How big is the state-private school attainment gap?
20th Sep 2010
BBC 2 tonight screens a John Humphrys documentary — 'Unequal Opportunities' — which purports to look at the reasons for an apparent attainment gap persisting between rich and poor students in the UK.
Back in his day job on Radio 4's Today programme, Mr Humphrys this morning quizzed Education Secretary Michael Gove on how his Government plans to tackle the problem.
Mr Gove singled out the gap between pupils' academic achievements in state and private schools as a block to social mobility.
He said: "As a representative from the Sutton Trust, the social mobility charity, says on your [John Humphrys] own programme, the gap between private schools in this country and state schools is bigger than in any other country."
Full Fact has been campaigning for politicians and commentators to make plain their sources when making such claims since its foundation, and it is refreshing to see Mr Gove taking heed in accrediting the Sutton Trust for the research.
But does this mean that his claim is legitimate?
We contacted the Sutton Trust, and their Research Director, Lee Elliot Major, added a few important caveats.
"We haven't actually published any research on this since 2004, but we have been tracking this gap internally since then, and the UK is still pretty near the top, although whether or not it is at the very top depends on your criteria," he told us.
In 2004 the Sutton Trust published a report compiled by Professor Alan Smithers of Liverpool University's Centre for Education and Employment which used the Organisation for Economic Co-Operation and Development's (OECD) Programme for International Student Assessment (PISA) findings. This did indeed find that Britain had the widest attainment gap of the nations surveyed.
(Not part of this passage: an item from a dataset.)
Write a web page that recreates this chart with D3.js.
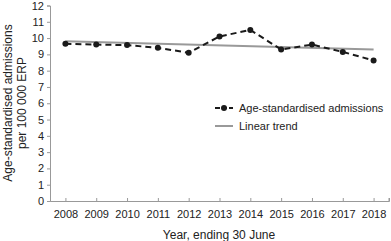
<!DOCTYPE html>
<html>
<head>
<meta charset="utf-8">
<script src="https://d3js.org/d3.v7.min.js"></script>
<style>
  body { margin: 0; background: #fff; }
  text { font-family: "Liberation Sans", Arial, sans-serif; fill: #222; }
</style>
</head>
<body>
<script>
const years = [2008, 2009, 2010, 2011, 2012, 2013, 2014, 2015, 2016, 2017, 2018];
const admissions = [9.65, 9.6, 9.57, 9.4, 9.1, 10.1, 10.5, 9.3, 9.6, 9.15, 8.63];
const trendEnds = [9.8, 9.3];
const yTicks = [0, 1, 2, 3, 4, 5, 6, 7, 8, 9, 10, 11, 12];

const width = 391, height = 241;
const mLeft = 50, mRight = 389, mTop = 5.5, mBottom = 201;

const svg = d3.select("body").append("svg")
    .attr("width", width)
    .attr("height", height);

const x = d3.scaleLinear().domain([2007.5, 2018.5]).range([mLeft, mRight]);
const y = d3.scaleLinear().domain([0, 12]).range([mBottom, mTop]);

// axes
const yAxis = svg.append("g")
    .attr("transform", `translate(${mLeft},0)`)
    .call(d3.axisLeft(y).tickValues(yTicks).tickSize(3).tickPadding(3).tickFormat(d3.format("d")));
const xAxis = svg.append("g")
    .attr("transform", `translate(0,${mBottom})`)
    .call(d3.axisBottom(x).tickValues(years).tickSize(-3).tickPadding(9).tickFormat(d3.format("d")));
xAxis.append("line")
    .attr("x1", mRight).attr("x2", mRight).attr("y1", 0).attr("y2", -3)
    .attr("stroke", "#999");
for (const g of [yAxis, xAxis]) {
    g.select(".domain").attr("stroke", "#999");
    g.selectAll(".tick line").attr("stroke", "#999");
    g.selectAll(".tick text")
        .style("font-family", '"Liberation Sans", Arial, sans-serif')
        .style("font-size", "11px").attr("fill", "#222");
}

// trend
svg.append("line")
    .attr("x1", x(years[0])).attr("y1", y(trendEnds[0]))
    .attr("x2", x(years[years.length - 1])).attr("y2", y(trendEnds[1]))
    .attr("stroke", "#999").attr("stroke-width", 2);

// series
const line = d3.line().x((d, i) => x(years[i])).y(d => y(d));
svg.append("path")
    .datum(admissions)
    .attr("d", line)
    .attr("fill", "none")
    .attr("stroke", "#1a1a1a")
    .attr("stroke-width", 2)
    .attr("stroke-dasharray", "6,4");
svg.selectAll("circle.pt")
    .data(admissions).join("circle")
    .attr("class", "pt")
    .attr("cx", (d, i) => x(years[i]))
    .attr("cy", d => y(d))
    .attr("r", 3)
    .attr("fill", "#1a1a1a");

// legend
const lg = svg.append("g").attr("transform", "translate(215,108)");
lg.append("line").attr("x1", 0).attr("x2", 18).attr("y1", 0).attr("y2", 0)
    .attr("stroke", "#1a1a1a").attr("stroke-width", 2).attr("stroke-dasharray", "5,2");
lg.append("circle").attr("cx", 9).attr("cy", 0).attr("r", 3).attr("fill", "#1a1a1a");
lg.append("text").attr("x", 24).attr("y", 4).style("font-size", "11px")
    .text("Age-standardised admissions");
lg.append("line").attr("x1", 0).attr("x2", 18).attr("y1", 18).attr("y2", 18)
    .attr("stroke", "#999").attr("stroke-width", 2);
lg.append("text").attr("x", 24).attr("y", 22).style("font-size", "11px")
    .text("Linear trend");

// titles
svg.append("text")
    .attr("x", 219).attr("y", 239)
    .attr("text-anchor", "middle")
    .style("font-size", "12px")
    .text("Year, ending 30 June");
const yt = svg.append("text")
    .attr("transform", "translate(0,103) rotate(-90)")
    .attr("text-anchor", "middle")
    .style("font-size", "12px");
yt.append("tspan").attr("x", 0).attr("y", 12).text("Age-standardised admissions");
yt.append("tspan").attr("x", 0).attr("y", 26).text("per 100 000 ERP");
</script>
</body>
</html>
However the fieldwork for this research was conducted in 2000, since when the OECD has twice updated its findings (in 2003 and 2006, with 2009 results currently under review).
So does such an assertion as "the gap between private schools in this country and state schools is bigger than in any other country" still hold water?
Looking at the findings from the 2006 PISA study, a mixed picture emerges. The average gap in achievement in science, mathematics and reading between those attending state and independent schools is indeed larger in Britain than in any of its allies in the OECD. Britain has a gap of 83 points on the PISA scale between state and private school pupils, a shade over the 77 point difference between the two in Greece.
However despite being an OECD publication, the PISA study actually encompasses nations beyond its 20 member states.
When these are included, the UK fares a little better by comparison, with Brazil, Azerbaijan, Lithuania, Slovenia, Serbia and Uruguay all having larger attainment gaps
According to Mr Elliot Major, it is important "to compare like with like, as what counts as an independent school can differ in some countries."
In particular, it is important to distinguish between countries where the majority of independent schools are academically selective and those where they are not. As Mr Elliot Major notes, "it has been shown that once the differences in social intakes at different types of schools are taken into account the gap shrinks markedly."
However there are a number of problems in making such distinctions.
Certain countries - including OECD nations France, the United States and Australia — have either returned incomplete data on the differences in attainment in the state and private education sectors, or have no data on that score at all.
Despite PISA's aim to create an internationally comparable benchmark for educational achievement, there remain a number of complexities in measuring the attainment gap between the state and private sectors.
And whilst there is some evidence to suggest that Britain may have the widest gap amongst OECD nations, the most up to date data available suggests that Michael Gove is overstating the case in saying that the UK has the largest gap in the world.
Full Fact has written to the Education Secretary to alert him to this important distinction.